= Task =
Leave out the pictures, and return only the lines running from the one that contains "Output the LaTeX" to the one that contains "anchor=west] (num) at", both included, exactly as they appear.
### Stored records ###
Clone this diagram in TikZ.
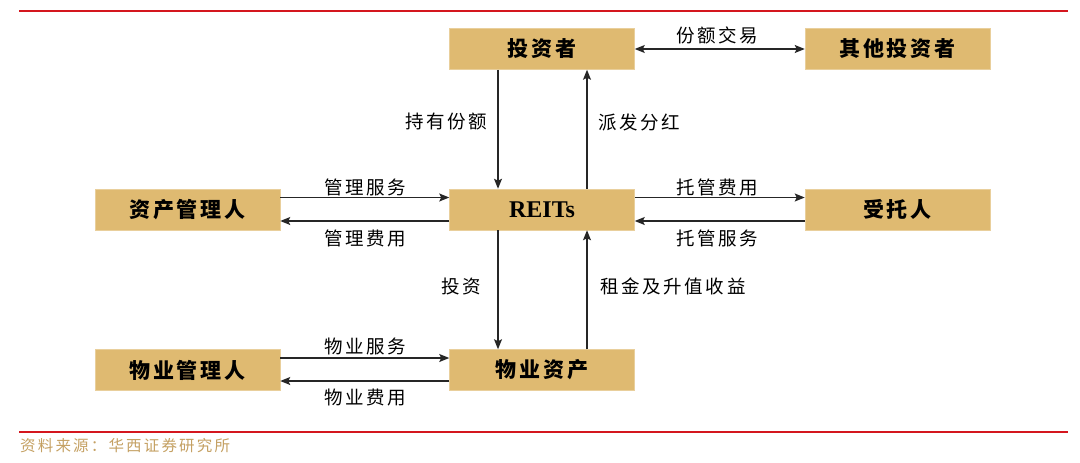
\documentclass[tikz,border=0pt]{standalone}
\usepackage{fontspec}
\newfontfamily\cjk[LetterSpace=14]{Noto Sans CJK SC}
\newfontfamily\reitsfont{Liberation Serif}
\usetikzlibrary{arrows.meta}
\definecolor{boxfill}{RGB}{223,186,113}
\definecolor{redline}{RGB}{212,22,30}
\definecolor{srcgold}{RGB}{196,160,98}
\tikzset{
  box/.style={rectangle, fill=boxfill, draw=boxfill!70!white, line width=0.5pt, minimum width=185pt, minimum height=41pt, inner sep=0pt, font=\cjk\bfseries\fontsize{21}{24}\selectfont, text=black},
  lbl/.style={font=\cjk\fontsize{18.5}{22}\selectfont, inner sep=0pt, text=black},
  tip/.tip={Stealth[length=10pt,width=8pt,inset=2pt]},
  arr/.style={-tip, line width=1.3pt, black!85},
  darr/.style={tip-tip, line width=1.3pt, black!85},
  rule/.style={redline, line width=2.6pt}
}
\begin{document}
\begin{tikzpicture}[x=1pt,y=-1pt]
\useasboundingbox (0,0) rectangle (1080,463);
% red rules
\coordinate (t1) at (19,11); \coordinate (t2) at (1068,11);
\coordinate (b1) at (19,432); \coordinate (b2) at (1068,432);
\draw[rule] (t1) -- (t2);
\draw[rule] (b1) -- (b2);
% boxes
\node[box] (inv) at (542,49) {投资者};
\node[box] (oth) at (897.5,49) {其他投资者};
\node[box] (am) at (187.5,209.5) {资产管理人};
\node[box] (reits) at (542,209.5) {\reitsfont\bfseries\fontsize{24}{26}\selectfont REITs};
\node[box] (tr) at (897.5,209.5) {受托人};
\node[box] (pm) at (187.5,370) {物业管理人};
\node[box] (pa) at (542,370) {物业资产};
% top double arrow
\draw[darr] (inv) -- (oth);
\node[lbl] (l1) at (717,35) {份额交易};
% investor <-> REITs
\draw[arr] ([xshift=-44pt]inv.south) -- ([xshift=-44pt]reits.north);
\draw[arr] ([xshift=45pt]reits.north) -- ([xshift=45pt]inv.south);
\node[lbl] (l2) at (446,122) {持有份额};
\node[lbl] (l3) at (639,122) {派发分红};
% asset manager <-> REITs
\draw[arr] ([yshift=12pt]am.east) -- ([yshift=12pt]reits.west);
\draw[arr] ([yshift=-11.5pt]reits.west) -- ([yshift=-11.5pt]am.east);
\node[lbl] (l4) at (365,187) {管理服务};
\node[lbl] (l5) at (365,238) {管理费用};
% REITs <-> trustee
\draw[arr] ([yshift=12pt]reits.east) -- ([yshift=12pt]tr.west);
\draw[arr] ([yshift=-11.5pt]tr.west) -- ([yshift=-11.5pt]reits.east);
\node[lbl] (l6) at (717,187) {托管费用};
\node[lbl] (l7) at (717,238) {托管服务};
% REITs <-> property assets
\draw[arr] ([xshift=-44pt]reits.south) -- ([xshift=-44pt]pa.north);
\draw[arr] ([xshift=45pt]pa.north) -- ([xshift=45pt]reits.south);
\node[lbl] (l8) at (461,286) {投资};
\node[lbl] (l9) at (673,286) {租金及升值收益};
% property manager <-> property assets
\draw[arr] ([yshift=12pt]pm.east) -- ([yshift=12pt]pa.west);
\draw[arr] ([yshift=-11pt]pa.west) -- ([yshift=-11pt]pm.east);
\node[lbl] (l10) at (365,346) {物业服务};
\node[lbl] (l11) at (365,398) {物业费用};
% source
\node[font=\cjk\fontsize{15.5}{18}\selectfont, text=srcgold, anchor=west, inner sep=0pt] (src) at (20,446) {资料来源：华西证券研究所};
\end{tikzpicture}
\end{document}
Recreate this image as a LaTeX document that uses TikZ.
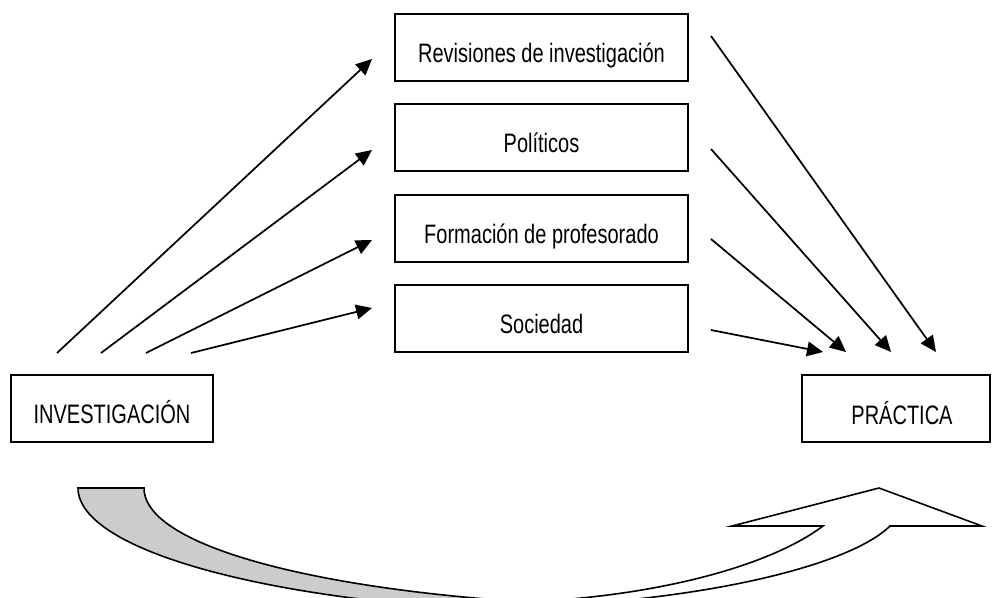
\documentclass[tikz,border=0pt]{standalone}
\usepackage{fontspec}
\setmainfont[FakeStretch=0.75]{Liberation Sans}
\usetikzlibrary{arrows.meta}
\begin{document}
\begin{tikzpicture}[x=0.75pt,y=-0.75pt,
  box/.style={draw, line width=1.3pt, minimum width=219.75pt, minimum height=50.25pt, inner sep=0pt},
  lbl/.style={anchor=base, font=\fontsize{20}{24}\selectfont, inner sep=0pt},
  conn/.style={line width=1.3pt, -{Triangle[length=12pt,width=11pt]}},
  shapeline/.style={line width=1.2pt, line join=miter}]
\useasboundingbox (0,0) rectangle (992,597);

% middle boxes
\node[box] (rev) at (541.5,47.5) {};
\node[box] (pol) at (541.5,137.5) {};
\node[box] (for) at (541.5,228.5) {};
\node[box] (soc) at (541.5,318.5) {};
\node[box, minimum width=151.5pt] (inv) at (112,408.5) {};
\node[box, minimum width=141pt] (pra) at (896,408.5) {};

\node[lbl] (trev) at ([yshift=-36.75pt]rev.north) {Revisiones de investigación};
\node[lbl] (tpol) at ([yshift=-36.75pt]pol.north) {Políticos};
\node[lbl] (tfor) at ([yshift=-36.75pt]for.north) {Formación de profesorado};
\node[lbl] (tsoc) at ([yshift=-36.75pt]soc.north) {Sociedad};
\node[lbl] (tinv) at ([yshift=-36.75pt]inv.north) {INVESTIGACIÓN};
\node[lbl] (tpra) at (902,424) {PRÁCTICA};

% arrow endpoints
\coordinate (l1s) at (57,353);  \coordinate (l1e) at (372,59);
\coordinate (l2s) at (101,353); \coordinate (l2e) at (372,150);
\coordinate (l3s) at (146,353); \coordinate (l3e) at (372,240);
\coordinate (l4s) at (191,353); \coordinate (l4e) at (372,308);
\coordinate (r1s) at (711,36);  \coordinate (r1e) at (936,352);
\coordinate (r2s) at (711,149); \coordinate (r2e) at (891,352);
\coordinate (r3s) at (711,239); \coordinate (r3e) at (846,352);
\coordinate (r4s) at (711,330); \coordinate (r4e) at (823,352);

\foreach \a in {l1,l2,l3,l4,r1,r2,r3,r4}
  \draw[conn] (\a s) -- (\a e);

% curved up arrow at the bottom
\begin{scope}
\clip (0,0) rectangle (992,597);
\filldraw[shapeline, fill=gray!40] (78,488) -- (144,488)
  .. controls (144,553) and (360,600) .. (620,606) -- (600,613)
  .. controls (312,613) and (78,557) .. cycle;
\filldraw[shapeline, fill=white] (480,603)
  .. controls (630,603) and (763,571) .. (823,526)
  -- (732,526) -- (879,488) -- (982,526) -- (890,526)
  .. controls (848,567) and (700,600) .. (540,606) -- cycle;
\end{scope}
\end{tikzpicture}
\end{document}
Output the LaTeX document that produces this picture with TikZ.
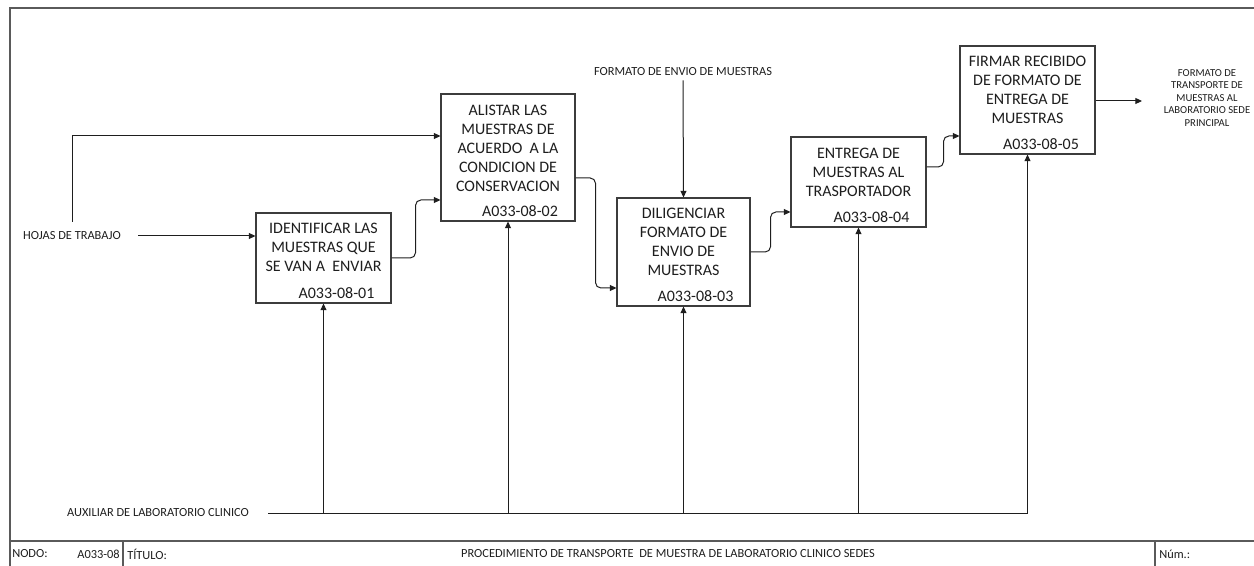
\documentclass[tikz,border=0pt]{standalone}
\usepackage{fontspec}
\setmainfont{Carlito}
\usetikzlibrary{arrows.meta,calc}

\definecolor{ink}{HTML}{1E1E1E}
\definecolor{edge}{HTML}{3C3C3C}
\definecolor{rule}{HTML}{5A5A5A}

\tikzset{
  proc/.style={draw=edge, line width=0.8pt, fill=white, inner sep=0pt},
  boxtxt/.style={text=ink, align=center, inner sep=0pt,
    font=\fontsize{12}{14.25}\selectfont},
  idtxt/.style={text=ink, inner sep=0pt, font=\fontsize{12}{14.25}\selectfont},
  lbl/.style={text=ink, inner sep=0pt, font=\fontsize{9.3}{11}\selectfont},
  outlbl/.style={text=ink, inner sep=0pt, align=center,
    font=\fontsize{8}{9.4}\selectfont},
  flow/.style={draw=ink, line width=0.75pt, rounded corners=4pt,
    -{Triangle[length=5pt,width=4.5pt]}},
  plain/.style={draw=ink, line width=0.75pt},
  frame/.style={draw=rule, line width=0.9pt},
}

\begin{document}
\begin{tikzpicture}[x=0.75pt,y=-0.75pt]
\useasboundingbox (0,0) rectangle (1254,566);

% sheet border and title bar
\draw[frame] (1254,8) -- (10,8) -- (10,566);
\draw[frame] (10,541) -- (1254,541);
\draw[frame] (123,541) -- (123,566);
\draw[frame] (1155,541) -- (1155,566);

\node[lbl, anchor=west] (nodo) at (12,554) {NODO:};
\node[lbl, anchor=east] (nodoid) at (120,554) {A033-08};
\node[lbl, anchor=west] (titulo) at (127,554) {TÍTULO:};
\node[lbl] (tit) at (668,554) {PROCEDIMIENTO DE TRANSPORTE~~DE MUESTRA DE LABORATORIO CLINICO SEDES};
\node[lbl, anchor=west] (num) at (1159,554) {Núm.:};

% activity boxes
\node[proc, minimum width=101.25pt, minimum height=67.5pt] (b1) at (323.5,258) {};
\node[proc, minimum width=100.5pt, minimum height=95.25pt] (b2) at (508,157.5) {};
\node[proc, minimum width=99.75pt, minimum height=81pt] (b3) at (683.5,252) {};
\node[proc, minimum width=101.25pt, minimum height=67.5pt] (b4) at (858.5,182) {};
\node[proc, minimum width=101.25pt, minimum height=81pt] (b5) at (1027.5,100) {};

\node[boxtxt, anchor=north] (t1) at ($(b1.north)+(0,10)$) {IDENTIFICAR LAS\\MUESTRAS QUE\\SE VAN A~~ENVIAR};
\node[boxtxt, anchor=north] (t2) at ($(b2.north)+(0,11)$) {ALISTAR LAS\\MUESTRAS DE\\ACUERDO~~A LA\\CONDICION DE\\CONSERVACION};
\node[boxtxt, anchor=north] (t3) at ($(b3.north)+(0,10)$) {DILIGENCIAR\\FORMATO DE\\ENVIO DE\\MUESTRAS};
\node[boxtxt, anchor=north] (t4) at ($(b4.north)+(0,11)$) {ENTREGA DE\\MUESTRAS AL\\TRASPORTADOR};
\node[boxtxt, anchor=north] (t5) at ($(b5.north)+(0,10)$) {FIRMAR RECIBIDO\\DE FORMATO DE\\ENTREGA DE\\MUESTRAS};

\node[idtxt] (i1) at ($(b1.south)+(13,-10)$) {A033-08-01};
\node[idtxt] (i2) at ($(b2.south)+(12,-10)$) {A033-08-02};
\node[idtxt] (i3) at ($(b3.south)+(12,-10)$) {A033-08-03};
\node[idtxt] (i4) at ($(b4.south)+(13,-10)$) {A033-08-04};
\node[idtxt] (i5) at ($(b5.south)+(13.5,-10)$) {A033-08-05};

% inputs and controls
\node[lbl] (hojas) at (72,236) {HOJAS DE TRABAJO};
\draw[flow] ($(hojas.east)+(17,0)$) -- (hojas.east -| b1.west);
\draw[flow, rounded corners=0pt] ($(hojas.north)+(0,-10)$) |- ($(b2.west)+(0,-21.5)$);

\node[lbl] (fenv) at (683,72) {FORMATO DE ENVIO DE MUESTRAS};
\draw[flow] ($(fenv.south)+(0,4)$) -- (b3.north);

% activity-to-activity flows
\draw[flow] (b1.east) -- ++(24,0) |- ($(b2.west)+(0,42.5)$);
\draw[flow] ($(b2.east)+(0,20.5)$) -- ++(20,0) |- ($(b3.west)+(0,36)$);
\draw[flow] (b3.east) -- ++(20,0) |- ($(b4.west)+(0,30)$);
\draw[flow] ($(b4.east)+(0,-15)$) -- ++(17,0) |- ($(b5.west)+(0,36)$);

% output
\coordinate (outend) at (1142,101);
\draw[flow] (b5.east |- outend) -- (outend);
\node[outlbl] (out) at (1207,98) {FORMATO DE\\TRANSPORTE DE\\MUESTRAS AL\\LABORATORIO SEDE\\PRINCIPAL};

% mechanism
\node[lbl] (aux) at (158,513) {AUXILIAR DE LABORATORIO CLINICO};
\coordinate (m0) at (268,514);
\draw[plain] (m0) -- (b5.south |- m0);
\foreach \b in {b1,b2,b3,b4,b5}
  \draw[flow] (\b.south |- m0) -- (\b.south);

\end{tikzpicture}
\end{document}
###
= Written solution =
Output the LaTeX document that produces this picture with TikZ.
\documentclass[tikz,border=0pt]{standalone}
\usepackage{fontspec}
\setmainfont{Carlito}
\usetikzlibrary{arrows.meta,calc}

\definecolor{ink}{HTML}{1E1E1E}
\definecolor{edge}{HTML}{3C3C3C}
\definecolor{rule}{HTML}{5A5A5A}

\tikzset{
  proc/.style={draw=edge, line width=0.8pt, fill=white, inner sep=0pt},
  boxtxt/.style={text=ink, align=center, inner sep=0pt,
    font=\fontsize{12}{14.25}\selectfont},
  idtxt/.style={text=ink, inner sep=0pt, font=\fontsize{12}{14.25}\selectfont},
  lbl/.style={text=ink, inner sep=0pt, font=\fontsize{9.3}{11}\selectfont},
  outlbl/.style={text=ink, inner sep=0pt, align=center,
    font=\fontsize{8}{9.4}\selectfont},
  flow/.style={draw=ink, line width=0.75pt, rounded corners=4pt,
    -{Triangle[length=5pt,width=4.5pt]}},
  plain/.style={draw=ink, line width=0.75pt},
  frame/.style={draw=rule, line width=0.9pt},
}

\begin{document}
\begin{tikzpicture}[x=0.75pt,y=-0.75pt]
\useasboundingbox (0,0) rectangle (1254,566);

% sheet border and title bar
\draw[frame] (1254,8) -- (10,8) -- (10,566);
\draw[frame] (10,541) -- (1254,541);
\draw[frame] (123,541) -- (123,566);
\draw[frame] (1155,541) -- (1155,566);

\node[lbl, anchor=west] (nodo) at (12,554) {NODO:};
\node[lbl, anchor=east] (nodoid) at (120,554) {A033-08};
\node[lbl, anchor=west] (titulo) at (127,554) {TÍTULO:};
\node[lbl] (tit) at (668,554) {PROCEDIMIENTO DE TRANSPORTE~~DE MUESTRA DE LABORATORIO CLINICO SEDES};
\node[lbl, anchor=west] (num) at (1159,554) {Núm.:};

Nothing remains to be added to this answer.